The exercise: Up to and including the line that contains "plt.rcParams['mathtext.fontset'] = 'stix'", repeat each line of the data exactly, starting from the first.

Raw data:
--

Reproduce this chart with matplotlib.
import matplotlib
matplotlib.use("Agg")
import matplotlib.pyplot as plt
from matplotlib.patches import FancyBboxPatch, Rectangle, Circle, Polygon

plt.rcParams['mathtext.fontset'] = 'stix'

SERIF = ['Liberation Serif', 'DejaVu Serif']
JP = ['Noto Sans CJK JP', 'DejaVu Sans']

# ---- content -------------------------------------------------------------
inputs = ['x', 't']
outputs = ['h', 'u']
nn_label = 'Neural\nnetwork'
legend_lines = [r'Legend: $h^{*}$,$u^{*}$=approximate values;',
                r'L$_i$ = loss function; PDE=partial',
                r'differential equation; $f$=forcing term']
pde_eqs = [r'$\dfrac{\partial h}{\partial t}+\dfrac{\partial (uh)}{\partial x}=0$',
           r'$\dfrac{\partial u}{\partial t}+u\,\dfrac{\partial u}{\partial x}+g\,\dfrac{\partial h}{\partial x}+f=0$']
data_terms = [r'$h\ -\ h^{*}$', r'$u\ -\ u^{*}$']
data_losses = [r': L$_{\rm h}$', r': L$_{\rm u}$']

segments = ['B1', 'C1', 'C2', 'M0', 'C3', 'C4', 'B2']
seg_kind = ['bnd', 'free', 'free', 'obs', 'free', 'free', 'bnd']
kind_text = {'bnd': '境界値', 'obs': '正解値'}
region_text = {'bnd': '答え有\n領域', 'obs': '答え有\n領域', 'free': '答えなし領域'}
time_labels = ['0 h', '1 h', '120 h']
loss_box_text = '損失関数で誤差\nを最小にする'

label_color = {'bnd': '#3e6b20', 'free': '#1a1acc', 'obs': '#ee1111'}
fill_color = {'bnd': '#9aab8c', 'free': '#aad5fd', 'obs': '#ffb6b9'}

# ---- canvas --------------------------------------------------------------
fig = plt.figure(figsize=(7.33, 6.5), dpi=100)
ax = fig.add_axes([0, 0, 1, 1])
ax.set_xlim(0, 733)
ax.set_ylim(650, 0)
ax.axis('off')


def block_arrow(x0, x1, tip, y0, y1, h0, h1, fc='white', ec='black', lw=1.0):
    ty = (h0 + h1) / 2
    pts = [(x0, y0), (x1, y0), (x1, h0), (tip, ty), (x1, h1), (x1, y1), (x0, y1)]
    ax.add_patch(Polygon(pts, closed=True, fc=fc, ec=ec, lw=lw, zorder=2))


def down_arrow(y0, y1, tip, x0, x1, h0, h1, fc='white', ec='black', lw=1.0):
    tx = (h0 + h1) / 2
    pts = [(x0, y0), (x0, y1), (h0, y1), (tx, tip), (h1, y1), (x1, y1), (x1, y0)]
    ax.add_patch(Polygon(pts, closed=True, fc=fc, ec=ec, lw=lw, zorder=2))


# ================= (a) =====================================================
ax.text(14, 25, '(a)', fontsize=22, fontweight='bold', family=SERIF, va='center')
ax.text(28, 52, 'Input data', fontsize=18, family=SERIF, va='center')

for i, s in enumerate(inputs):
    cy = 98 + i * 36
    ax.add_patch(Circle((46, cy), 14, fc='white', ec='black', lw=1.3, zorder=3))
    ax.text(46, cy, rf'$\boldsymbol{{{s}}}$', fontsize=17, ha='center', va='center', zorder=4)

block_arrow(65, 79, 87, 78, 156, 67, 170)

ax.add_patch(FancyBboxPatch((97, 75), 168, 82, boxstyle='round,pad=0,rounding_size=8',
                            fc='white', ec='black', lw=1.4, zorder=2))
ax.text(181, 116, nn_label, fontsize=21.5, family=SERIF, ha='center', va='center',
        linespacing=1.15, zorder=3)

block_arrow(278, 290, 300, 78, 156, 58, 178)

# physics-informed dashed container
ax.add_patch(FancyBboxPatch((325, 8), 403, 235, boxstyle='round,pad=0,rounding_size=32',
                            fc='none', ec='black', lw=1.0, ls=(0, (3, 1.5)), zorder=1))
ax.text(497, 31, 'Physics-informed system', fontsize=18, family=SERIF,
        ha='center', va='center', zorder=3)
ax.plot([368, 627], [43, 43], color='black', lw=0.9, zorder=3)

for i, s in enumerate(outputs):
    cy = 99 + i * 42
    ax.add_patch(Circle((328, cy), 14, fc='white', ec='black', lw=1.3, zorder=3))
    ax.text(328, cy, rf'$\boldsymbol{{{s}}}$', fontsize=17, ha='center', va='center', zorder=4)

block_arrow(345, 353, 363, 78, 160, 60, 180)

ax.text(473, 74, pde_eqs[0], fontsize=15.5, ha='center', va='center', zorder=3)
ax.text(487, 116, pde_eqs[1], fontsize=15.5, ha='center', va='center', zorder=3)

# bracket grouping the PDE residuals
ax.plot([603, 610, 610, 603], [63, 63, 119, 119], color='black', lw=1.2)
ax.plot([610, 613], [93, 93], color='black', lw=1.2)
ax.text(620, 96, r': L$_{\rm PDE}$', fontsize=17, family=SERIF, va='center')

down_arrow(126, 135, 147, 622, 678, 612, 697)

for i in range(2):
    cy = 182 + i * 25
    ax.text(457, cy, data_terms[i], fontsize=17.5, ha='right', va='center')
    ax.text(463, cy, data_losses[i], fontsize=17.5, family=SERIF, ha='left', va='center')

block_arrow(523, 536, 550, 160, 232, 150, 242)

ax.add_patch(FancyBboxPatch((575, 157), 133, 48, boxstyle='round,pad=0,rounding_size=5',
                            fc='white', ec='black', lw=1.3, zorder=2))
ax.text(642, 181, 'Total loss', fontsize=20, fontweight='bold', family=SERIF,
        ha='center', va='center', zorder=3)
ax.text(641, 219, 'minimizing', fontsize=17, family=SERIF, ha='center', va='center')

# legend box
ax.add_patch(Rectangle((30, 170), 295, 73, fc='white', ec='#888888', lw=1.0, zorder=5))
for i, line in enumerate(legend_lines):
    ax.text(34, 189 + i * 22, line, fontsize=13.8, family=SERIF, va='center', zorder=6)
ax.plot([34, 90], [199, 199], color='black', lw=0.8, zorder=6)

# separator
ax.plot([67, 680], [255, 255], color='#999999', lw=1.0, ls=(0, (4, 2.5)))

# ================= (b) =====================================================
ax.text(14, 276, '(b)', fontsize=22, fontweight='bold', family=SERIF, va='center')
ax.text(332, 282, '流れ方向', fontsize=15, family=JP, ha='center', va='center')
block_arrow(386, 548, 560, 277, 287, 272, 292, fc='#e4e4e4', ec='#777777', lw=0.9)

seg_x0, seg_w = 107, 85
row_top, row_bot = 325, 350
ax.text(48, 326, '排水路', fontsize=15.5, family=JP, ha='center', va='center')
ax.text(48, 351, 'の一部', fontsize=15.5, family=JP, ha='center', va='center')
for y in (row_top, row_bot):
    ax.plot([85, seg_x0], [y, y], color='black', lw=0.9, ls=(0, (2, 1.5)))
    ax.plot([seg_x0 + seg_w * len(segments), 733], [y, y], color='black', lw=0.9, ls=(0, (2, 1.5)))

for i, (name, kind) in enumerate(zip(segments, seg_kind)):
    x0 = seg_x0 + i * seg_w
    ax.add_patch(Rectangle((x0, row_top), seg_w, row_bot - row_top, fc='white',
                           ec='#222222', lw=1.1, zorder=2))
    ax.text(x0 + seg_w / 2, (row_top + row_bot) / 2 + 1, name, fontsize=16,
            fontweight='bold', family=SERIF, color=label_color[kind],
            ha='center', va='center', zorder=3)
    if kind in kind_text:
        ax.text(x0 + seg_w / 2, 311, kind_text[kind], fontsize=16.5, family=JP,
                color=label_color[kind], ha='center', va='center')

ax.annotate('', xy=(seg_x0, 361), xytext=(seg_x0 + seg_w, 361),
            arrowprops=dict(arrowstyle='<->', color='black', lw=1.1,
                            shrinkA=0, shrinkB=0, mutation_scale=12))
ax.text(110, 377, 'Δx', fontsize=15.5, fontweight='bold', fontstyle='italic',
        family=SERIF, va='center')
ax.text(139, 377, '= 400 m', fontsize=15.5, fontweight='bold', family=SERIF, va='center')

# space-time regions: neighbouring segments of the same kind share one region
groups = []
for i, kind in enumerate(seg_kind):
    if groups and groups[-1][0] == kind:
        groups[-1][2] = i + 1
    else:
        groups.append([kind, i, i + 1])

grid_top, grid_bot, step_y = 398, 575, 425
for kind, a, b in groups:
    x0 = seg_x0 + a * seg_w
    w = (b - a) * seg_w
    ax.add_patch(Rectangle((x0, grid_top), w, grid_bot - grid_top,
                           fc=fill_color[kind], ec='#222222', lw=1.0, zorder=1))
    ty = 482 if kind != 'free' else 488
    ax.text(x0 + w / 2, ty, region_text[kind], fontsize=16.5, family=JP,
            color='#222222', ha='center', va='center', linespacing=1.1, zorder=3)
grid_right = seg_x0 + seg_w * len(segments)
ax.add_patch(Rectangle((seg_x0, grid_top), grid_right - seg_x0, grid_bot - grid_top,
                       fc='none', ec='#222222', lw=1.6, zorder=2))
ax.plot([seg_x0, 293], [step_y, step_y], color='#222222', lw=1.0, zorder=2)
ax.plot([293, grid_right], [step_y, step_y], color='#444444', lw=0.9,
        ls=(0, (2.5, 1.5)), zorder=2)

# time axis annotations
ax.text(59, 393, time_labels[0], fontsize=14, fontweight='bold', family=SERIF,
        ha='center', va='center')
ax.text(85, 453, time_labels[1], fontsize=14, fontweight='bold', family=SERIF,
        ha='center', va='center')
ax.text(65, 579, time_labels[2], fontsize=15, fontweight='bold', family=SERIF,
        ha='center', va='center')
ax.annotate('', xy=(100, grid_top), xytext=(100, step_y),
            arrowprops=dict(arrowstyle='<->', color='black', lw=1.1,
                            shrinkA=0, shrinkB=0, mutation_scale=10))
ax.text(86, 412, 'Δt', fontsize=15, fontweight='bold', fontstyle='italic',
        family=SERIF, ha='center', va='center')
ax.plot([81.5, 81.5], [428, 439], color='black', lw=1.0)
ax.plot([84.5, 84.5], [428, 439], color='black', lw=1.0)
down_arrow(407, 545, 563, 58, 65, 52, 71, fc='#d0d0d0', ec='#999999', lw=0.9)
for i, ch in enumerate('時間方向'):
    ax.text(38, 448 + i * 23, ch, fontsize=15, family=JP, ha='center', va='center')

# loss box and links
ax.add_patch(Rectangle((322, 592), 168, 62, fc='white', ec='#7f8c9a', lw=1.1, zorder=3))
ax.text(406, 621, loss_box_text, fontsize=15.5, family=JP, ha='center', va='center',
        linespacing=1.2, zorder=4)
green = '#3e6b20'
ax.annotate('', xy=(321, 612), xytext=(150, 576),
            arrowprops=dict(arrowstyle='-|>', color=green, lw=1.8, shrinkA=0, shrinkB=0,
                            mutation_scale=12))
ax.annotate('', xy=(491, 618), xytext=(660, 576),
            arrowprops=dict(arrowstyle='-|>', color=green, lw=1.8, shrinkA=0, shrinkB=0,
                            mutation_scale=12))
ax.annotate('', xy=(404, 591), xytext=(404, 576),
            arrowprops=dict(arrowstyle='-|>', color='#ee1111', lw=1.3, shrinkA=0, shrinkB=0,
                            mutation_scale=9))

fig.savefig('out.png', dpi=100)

--

Output of the exercise:
Reproduce this chart with matplotlib.
import matplotlib
matplotlib.use("Agg")
import matplotlib.pyplot as plt
from matplotlib.patches import FancyBboxPatch, Rectangle, Circle, Polygon

plt.rcParams['mathtext.fontset'] = 'stix'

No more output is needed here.